Those of us who have a very sick family member or friend recognize that a terminal illness is painful not only for the patient, but also for their loved ones. Conventional treatment methods are sometimes insufficient to improve a patient’s condition, especially those battling cancer, a neurological disorder, and other serious and progressive forms of illnesses. It is all too easy to give up hope in these situations, but investigational drugs may offer a pathway to survival.

House Bill 290 permits the use of an investigational drug, product, or device that is still in clinical trials and has not been approved for general use by the United States Food and Drug Administration. These products would be administered within proper guidelines to treat an eligible patient suffering from a terminal illness. For many, investigational drugs and devices may be the last option they have. 

It is necessary, however, to establish firm guidelines to ensure that unapproved drugs are administered and used appropriately. As such, although the treating physician may recommend the use of an investigational drug, product, or device as the patient’s best chance of survival, the patient’s consent must be secured after providing them with important information. Such information includes: the absence of proof or guarantee of effectiveness, the limits to health insurance coverage, and the granting of qualified immunity to the drug manufacturer, pharmacy, and the treating physician.

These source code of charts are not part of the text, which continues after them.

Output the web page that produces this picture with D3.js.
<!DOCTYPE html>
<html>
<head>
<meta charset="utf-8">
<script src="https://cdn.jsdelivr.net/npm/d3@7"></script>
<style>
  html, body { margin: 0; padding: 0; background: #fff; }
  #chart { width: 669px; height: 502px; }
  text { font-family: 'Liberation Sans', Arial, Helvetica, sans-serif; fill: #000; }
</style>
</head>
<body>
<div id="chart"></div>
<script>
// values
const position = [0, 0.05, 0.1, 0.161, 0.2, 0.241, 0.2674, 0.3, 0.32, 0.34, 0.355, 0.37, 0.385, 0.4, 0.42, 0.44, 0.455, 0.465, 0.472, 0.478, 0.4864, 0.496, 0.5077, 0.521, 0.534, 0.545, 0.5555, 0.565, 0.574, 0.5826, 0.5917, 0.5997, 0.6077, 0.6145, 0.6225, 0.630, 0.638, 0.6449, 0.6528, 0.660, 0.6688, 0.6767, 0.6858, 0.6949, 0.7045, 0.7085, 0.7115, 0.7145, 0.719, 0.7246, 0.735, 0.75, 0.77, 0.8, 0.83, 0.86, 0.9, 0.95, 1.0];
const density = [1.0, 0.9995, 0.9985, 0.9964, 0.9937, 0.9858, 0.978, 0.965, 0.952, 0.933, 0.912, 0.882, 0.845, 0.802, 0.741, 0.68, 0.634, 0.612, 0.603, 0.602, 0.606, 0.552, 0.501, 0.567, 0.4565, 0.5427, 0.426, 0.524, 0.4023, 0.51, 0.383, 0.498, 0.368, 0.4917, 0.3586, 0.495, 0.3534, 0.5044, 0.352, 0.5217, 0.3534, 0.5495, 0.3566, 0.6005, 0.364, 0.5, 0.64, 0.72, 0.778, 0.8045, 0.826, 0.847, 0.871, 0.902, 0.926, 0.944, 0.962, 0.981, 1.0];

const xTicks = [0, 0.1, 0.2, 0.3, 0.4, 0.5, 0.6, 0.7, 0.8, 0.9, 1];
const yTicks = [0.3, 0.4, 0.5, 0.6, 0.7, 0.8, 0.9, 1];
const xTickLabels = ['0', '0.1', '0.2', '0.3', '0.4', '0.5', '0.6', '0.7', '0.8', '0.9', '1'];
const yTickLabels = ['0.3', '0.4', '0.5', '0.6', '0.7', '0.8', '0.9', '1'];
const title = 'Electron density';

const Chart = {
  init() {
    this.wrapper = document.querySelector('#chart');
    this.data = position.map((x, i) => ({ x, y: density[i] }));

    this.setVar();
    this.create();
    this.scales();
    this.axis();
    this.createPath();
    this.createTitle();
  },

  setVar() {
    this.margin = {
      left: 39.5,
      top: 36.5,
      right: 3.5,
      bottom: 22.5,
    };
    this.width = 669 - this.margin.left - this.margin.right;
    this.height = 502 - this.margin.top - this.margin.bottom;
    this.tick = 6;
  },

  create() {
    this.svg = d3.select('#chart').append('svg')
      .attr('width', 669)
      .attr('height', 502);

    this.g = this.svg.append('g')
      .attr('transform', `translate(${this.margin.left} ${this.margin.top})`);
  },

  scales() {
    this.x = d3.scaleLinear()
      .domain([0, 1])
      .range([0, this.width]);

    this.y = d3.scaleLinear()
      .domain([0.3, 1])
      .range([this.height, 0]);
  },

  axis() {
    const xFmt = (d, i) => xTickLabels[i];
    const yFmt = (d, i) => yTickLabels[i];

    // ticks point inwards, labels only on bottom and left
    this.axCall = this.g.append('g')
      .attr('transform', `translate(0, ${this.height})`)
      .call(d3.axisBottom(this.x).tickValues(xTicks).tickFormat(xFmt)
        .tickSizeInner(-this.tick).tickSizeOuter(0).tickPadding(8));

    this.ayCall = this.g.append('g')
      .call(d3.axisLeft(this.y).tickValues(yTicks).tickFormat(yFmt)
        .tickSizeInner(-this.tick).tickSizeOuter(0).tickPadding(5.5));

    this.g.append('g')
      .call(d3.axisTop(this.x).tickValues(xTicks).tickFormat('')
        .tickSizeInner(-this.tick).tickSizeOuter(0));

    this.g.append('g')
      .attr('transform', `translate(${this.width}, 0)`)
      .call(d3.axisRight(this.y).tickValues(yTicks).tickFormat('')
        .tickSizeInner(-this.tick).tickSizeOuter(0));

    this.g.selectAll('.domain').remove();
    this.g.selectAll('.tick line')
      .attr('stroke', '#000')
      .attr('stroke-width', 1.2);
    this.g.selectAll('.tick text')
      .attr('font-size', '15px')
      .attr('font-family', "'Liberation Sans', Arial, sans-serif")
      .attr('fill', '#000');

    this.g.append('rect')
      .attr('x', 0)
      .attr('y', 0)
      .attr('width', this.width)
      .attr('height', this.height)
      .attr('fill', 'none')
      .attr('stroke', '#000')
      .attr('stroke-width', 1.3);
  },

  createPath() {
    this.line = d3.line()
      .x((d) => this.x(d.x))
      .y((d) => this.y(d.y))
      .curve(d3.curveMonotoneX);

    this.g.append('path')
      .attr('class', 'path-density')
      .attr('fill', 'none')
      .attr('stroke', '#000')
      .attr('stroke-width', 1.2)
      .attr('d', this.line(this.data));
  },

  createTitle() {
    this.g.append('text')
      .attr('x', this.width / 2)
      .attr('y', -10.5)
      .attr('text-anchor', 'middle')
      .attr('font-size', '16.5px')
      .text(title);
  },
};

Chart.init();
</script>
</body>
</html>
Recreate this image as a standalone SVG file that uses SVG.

House Bill 290 does not require the manufacturer or distributor to provide an investigational drug, product, or device to an eligible patient or the patient’s treating physician. Moreover, the bill restricts the possession, purchase, distribution, and sale of investigational drugs and products by wholesale distributors of dangerous drugs and licensed terminal distributors of dangerous drugs. The goal with all these provisions is to use these investigational products safely and ethically while protecting the rights of the patient, physician, and distributor.

As a cosponsor of this crucial piece of legislation, I am proud that the Ohio General Assembly has passed House Bill 290, and I look forward to its implementation. For many Ohioans who are experiencing a dire terminal illness, there is now another avenue of treatment available that may prove effective. At the very least, there is new hope for patients and their loved ones—something all too often lacking in desperate times.